On one hand, the F-35 made progress last year. The pace of flight testing exceeded plans overall, if not always meeting specific goals.

But the program is still three-plus years behind schedule, development costs have risen sharply and defense budgets may shrink significantly, so the performance and political pressures on Lockheed aren't diminishing.

Panetta announced Friday that the F-35B was no longer on probation, which was of symbolic significance but had no practical effect on spending or testing. The F-35B is the Marines' version built for short takeoffs and vertical landings.

The Pentagon remains "committed to the development of the F-35. It's absolutely vital that we get it right," Panetta said. But "it's not out of the woods yet."

One of the more glaring problems spotlighted in recent weeks by news media and critics is that the tailhook on the F-35C, the version intended for the Navy to operate off aircraft carriers, failed repeatedly to snag the arresting wire in mock carrier landings last summer.

The Pentagon report that revealed the tailhook problem left no doubt that officials considered it potentially a very serious problem. Fixing it, the report said, might require major changes to the aircraft design, adding more delays and still more costs to the already soaring bills for the F-35.

Burbage, a former Navy pilot who made his share of carrier landings, understands the significance of the problem as well as anyone. There won't be many carrier landings if the tailhook doesn't catch and stop the plane when it lands.

It's a challenging issue, a more complex engineering problem than with past Navy planes because of the "stealth" design of the F-35C. Tailhooks ordinarily extend from the back of Navy planes at all times. The F-35C tailhook must be shorter and retract into the body of the aircraft so it doesn't ruin the plane's low visibility to radar signals.

Burbage says he's confident that Lockheed and the Navy can solve the problem without major and costly delays.

"We put our A team on it," Burbage said, with Lockheed engineers working closely with the Navy's top engineering and carrier aviation experts. "We did detailed engineering analysis. There are some physics problems related to the way the [arresting] wire reacts when the plane rolls over it."

By the end of the month, Burbage said, he expects the tailhook to be redesigned and new parts ordered from suppliers. By midsummer the new version should be flying at the Navy's Lakehurst, N.J., base, where carrier operations are tested on the ground.

"We'll go back and check it and see if we have to tweak it again," Burbage said, adding that he's confident that the F-35C will be ready and cleared for initial carrier testing schedule for 2013.

"I believe that's where we are. We need to prove it to people."

Similarly, Burbage says, improvements are coming steadily on other problems. Significant progress has been made recently on the helmet-mounted display that's supposed to be an integral part of the F-35, Burbage said. The helmet is being developed by Rockwell Collins and Elbit Systems of America, an Israeli defense company based in Fort Worth.

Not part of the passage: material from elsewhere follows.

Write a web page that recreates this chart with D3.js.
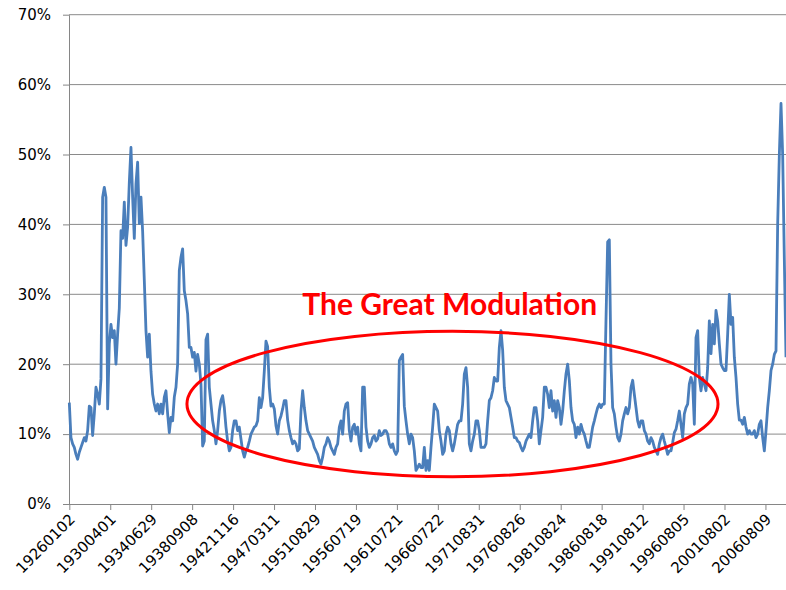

Burbage also questioned the prediction of Pentagon officials overseeing the program that the F-35 structure will be more prone to stress cracks than predicted and need more fixes and parts redesigned.

Results from the drop tests of the F-35C, resembling the impact of carrier landings, were better than expected, Burbage says, and static endurance tests of the F-35A, the Air Force version, are far along and going well.